The CLA has been contacted by a number of farming and landowning members who are very concerned about the potential impact of a new National Grid project, involving the construction of a new electricity transmission line running from just south of Norwich to Tilbury, on the Thames estuary. Most of the line will be on new pylons, and since the route will not necessarily run closely parallel to existing pylon lines, its impact on the landscape it crosses will be greater.
The line will run across south Norfolk, Suffolk, and Essex, and is part of a programme by National Grid to reinforce the high voltage power network in East Anglia. According to National Grid, this is necessary because existing power lines do not have the capacity to cope with all the new energy that is expected to be connected to the system over the next ten years and beyond. Much of this new energy is expected to be generated by renewable projects, including solar farms on land, and wind farms in the North Sea.
Since the project is classified as a Nationally Significant Infrastructure Project (NSIP), it will need “development consent”, which will involve an application to the Planning Inspectorate, and depending on its recommendation, a decision by the Secretary of State.
A consultation period is under way, commencing on 21st April and running until 16th June. All stakeholders whose property postcodes are within 1km of National Grid’s “preferred option corridor” (the projected route of the line) should have been consulted directly by newsletter, and given information as to how to respond. Stakeholders within 4km of the preferred option corridor can register to receive project information and respond to the consultation, and the CLA urges affected members to do so.
Information is available on National Grid’s website.
The CLA recognises the need for the electricity supply network to be reinforced; according to National Grid, there is currently 4,100 MW of existing generation in East Anglia, but by 2030, with new nuclear, offshore wind, and interconnectors, generation could rise to 25,000 MW, which would greatly exceed the capacity of the network.

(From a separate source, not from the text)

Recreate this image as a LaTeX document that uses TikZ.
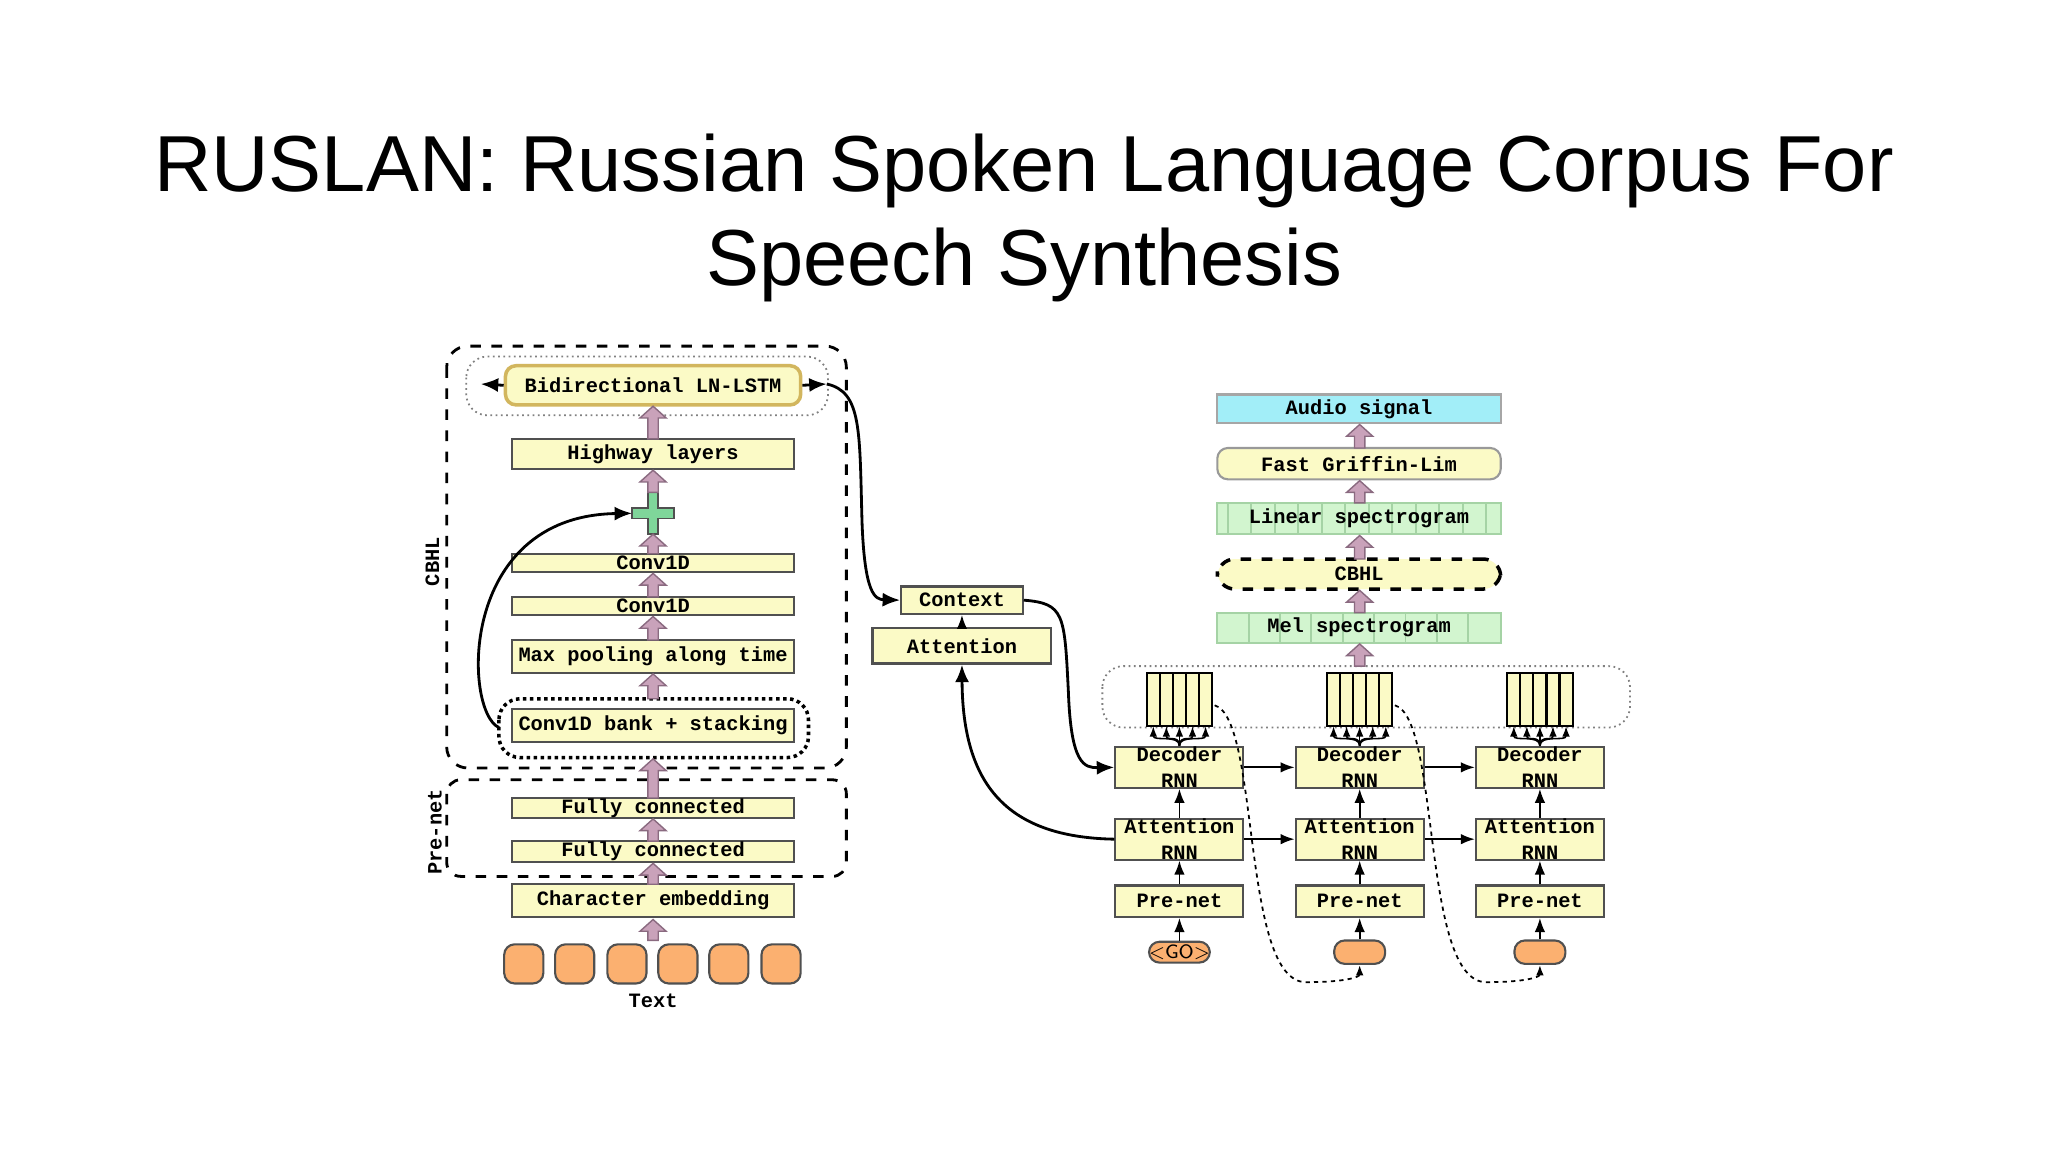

However, this project will have a considerable visual impact on the landscape and on property values, and will cause significant local disruption during construction, and we share the concern of our members who are likely to be affected, should the project proceed as planned. Part of the route will run underground, through the Dedham Vale Area of Outstanding Natural Beauty (AONB), and consideration should be given to further sections being placed underground as a first option.
In the medium to long-term, we also believe that further active consideration should be given to the installation of an offshore ring main – which has been mooted - around the East Anglian coast, so that some generation from offshore wind farms and continental supplies can be connected to it, reducing the need for further onshore electricity infrastructure.